→ **Task description**
Repeat the data below exactly, dropping any pictures it holds.

******************************

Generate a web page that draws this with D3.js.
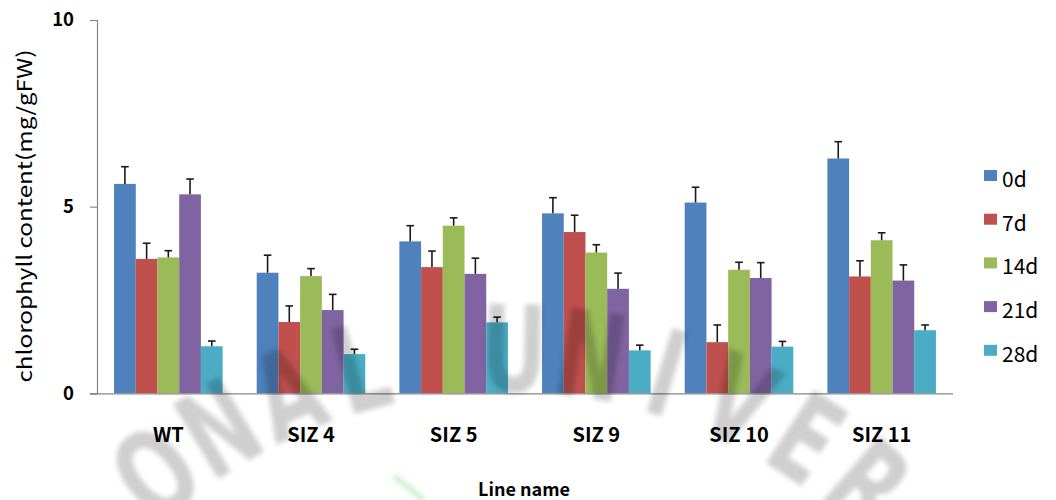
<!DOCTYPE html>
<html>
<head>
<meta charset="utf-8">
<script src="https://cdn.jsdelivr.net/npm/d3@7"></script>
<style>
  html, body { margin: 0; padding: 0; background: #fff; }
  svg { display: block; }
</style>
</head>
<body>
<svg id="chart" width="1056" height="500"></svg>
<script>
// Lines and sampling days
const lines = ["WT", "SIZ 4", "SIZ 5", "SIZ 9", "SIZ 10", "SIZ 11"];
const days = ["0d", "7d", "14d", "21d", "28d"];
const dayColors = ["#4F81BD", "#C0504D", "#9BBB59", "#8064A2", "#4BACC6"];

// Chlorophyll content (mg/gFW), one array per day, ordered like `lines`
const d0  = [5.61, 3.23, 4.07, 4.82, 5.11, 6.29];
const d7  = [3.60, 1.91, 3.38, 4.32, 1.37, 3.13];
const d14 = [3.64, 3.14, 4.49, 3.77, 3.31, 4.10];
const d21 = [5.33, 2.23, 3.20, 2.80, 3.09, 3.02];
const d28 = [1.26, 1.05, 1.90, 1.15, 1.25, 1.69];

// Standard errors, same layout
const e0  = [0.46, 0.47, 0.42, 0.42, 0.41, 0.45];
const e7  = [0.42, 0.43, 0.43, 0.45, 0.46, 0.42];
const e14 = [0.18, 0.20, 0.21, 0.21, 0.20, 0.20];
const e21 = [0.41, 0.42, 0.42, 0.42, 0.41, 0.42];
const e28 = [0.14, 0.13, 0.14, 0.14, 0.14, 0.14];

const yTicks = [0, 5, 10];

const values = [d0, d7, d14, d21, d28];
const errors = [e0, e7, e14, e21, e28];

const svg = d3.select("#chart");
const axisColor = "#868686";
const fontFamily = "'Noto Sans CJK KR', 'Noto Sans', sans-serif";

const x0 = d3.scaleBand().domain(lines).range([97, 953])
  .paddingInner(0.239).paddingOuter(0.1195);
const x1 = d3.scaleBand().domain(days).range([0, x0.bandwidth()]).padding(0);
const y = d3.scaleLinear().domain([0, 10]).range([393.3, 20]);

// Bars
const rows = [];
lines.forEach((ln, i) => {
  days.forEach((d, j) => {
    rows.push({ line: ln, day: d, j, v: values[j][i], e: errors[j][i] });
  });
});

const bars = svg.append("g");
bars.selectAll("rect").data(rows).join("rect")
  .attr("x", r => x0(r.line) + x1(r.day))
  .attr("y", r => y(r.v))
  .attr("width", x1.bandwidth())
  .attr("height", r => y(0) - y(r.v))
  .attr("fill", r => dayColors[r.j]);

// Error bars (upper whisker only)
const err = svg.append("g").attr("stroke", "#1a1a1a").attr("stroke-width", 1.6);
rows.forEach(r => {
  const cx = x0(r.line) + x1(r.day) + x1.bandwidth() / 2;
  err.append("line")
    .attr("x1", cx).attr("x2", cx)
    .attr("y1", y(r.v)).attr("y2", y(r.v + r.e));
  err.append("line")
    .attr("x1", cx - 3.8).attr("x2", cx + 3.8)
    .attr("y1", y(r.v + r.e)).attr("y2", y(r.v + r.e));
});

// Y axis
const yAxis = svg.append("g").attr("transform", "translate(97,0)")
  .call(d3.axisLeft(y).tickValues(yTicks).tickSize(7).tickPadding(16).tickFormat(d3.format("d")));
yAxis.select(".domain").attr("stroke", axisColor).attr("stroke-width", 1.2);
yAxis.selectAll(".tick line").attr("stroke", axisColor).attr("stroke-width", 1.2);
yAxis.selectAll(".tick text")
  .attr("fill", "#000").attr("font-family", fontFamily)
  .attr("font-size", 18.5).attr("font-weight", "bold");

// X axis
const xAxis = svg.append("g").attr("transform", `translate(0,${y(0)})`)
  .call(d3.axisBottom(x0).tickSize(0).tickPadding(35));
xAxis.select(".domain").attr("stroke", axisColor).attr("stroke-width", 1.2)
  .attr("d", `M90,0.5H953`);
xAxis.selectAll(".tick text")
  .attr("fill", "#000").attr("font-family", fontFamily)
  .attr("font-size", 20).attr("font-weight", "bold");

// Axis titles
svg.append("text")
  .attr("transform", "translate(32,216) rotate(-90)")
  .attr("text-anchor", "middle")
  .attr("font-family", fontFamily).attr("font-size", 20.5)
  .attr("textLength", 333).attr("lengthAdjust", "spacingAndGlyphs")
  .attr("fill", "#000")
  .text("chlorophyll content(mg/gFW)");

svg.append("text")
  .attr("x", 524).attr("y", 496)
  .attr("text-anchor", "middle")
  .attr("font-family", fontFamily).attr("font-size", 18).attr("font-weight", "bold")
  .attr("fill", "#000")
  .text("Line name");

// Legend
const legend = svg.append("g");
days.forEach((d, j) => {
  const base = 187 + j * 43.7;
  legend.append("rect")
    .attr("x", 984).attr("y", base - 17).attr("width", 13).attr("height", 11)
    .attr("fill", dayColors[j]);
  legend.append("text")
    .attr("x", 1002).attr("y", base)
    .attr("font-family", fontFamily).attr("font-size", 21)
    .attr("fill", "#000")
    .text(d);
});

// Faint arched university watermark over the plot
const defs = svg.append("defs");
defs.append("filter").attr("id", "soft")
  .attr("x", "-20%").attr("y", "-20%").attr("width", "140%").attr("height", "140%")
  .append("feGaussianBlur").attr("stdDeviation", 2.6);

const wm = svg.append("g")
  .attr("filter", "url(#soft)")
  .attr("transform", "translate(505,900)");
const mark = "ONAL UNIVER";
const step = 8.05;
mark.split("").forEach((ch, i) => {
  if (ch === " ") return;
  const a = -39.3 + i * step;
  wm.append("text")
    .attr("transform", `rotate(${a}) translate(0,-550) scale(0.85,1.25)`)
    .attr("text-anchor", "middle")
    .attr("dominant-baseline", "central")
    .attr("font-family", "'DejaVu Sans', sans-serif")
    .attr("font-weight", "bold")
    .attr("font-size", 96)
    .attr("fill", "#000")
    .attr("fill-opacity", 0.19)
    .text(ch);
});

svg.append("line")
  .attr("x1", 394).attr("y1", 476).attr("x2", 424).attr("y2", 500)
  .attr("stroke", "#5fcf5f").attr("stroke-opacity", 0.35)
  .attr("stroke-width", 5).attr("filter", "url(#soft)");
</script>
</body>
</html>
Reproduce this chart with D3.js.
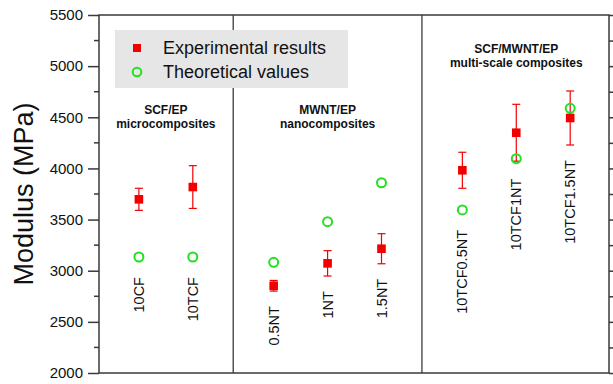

******************************

→ **Final result**
Generate a web page that draws this with D3.js.
<!DOCTYPE html>
<html>
<head>
<meta charset="utf-8">
<script src="https://cdn.jsdelivr.net/npm/d3@7"></script>
<style>
  html, body { margin: 0; padding: 0; background: #fff; }
  svg { display: block; }
</style>
</head>
<body>
<svg id="chart" width="1056" height="500"></svg>
<script>
// Lines and sampling days
const lines = ["WT", "SIZ 4", "SIZ 5", "SIZ 9", "SIZ 10", "SIZ 11"];
const days = ["0d", "7d", "14d", "21d", "28d"];
const dayColors = ["#4F81BD", "#C0504D", "#9BBB59", "#8064A2", "#4BACC6"];

// Chlorophyll content (mg/gFW), one array per day, ordered like `lines`
const d0  = [5.61, 3.23, 4.07, 4.82, 5.11, 6.29];
const d7  = [3.60, 1.91, 3.38, 4.32, 1.37, 3.13];
const d14 = [3.64, 3.14, 4.49, 3.77, 3.31, 4.10];
const d21 = [5.33, 2.23, 3.20, 2.80, 3.09, 3.02];
const d28 = [1.26, 1.05, 1.90, 1.15, 1.25, 1.69];

// Standard errors, same layout
const e0  = [0.46, 0.47, 0.42, 0.42, 0.41, 0.45];
const e7  = [0.42, 0.43, 0.43, 0.45, 0.46, 0.42];
const e14 = [0.18, 0.20, 0.21, 0.21, 0.20, 0.20];
const e21 = [0.41, 0.42, 0.42, 0.42, 0.41, 0.42];
const e28 = [0.14, 0.13, 0.14, 0.14, 0.14, 0.14];

const yTicks = [0, 5, 10];

const values = [d0, d7, d14, d21, d28];
const errors = [e0, e7, e14, e21, e28];

const svg = d3.select("#chart");
const axisColor = "#868686";
const fontFamily = "'Noto Sans CJK KR', 'Noto Sans', sans-serif";

const x0 = d3.scaleBand().domain(lines).range([97, 953])
  .paddingInner(0.239).paddingOuter(0.1195);
const x1 = d3.scaleBand().domain(days).range([0, x0.bandwidth()]).padding(0);
const y = d3.scaleLinear().domain([0, 10]).range([393.3, 20]);

// Bars
const rows = [];
lines.forEach((ln, i) => {
  days.forEach((d, j) => {
    rows.push({ line: ln, day: d, j, v: values[j][i], e: errors[j][i] });
  });
});

const bars = svg.append("g");
bars.selectAll("rect").data(rows).join("rect")
  .attr("x", r => x0(r.line) + x1(r.day))
  .attr("y", r => y(r.v))
  .attr("width", x1.bandwidth())
  .attr("height", r => y(0) - y(r.v))
  .attr("fill", r => dayColors[r.j]);

// Error bars (upper whisker only)
const err = svg.append("g").attr("stroke", "#1a1a1a").attr("stroke-width", 1.6);
rows.forEach(r => {
  const cx = x0(r.line) + x1(r.day) + x1.bandwidth() / 2;
  err.append("line")
    .attr("x1", cx).attr("x2", cx)
    .attr("y1", y(r.v)).attr("y2", y(r.v + r.e));
  err.append("line")
    .attr("x1", cx - 3.8).attr("x2", cx + 3.8)
    .attr("y1", y(r.v + r.e)).attr("y2", y(r.v + r.e));
});

// Y axis
const yAxis = svg.append("g").attr("transform", "translate(97,0)")
  .call(d3.axisLeft(y).tickValues(yTicks).tickSize(7).tickPadding(16).tickFormat(d3.format("d")));
yAxis.select(".domain").attr("stroke", axisColor).attr("stroke-width", 1.2);
yAxis.selectAll(".tick line").attr("stroke", axisColor).attr("stroke-width", 1.2);
yAxis.selectAll(".tick text")
  .attr("fill", "#000").attr("font-family", fontFamily)
  .attr("font-size", 18.5).attr("font-weight", "bold");

// X axis
const xAxis = svg.append("g").attr("transform", `translate(0,${y(0)})`)
  .call(d3.axisBottom(x0).tickSize(0).tickPadding(35));
xAxis.select(".domain").attr("stroke", axisColor).attr("stroke-width", 1.2)
  .attr("d", `M90,0.5H953`);
xAxis.selectAll(".tick text")
  .attr("fill", "#000").attr("font-family", fontFamily)
  .attr("font-size", 20).attr("font-weight", "bold");

// Axis titles
svg.append("text")
  .attr("transform", "translate(32,216) rotate(-90)")
  .attr("text-anchor", "middle")
  .attr("font-family", fontFamily).attr("font-size", 20.5)
  .attr("textLength", 333).attr("lengthAdjust", "spacingAndGlyphs")
  .attr("fill", "#000")
  .text("chlorophyll content(mg/gFW)");

svg.append("text")
  .attr("x", 524).attr("y", 496)
  .attr("text-anchor", "middle")
  .attr("font-family", fontFamily).attr("font-size", 18).attr("font-weight", "bold")
  .attr("fill", "#000")
  .text("Line name");

// Legend
const legend = svg.append("g");
days.forEach((d, j) => {
  const base = 187 + j * 43.7;
  legend.append("rect")
    .attr("x", 984).attr("y", base - 17).attr("width", 13).attr("height", 11)
    .attr("fill", dayColors[j]);
  legend.append("text")
    .attr("x", 1002).attr("y", base)
    .attr("font-family", fontFamily).attr("font-size", 21)
    .attr("fill", "#000")
    .text(d);
});

// Faint arched university watermark over the plot
const defs = svg.append("defs");
defs.append("filter").attr("id", "soft")
  .attr("x", "-20%").attr("y", "-20%").attr("width", "140%").attr("height", "140%")
  .append("feGaussianBlur").attr("stdDeviation", 2.6);

const wm = svg.append("g")
  .attr("filter", "url(#soft)")
  .attr("transform", "translate(505,900)");
const mark = "ONAL UNIVER";
const step = 8.05;
mark.split("").forEach((ch, i) => {
  if (ch === " ") return;
  const a = -39.3 + i * step;
  wm.append("text")
    .attr("transform", `rotate(${a}) translate(0,-550) scale(0.85,1.25)`)
    .attr("text-anchor", "middle")
    .attr("dominant-baseline", "central")
    .attr("font-family", "'DejaVu Sans', sans-serif")
    .attr("font-weight", "bold")
    .attr("font-size", 96)
    .attr("fill", "#000")
    .attr("fill-opacity", 0.19)
    .text(ch);
});

svg.append("line")
  .attr("x1", 394).attr("y1", 476).attr("x2", 424).attr("y2", 500)
  .attr("stroke", "#5fcf5f").attr("stroke-opacity", 0.35)
  .attr("stroke-width", 5).attr("filter", "url(#soft)");
</script>
</body>
</html>
Reproduce this chart with D3.js.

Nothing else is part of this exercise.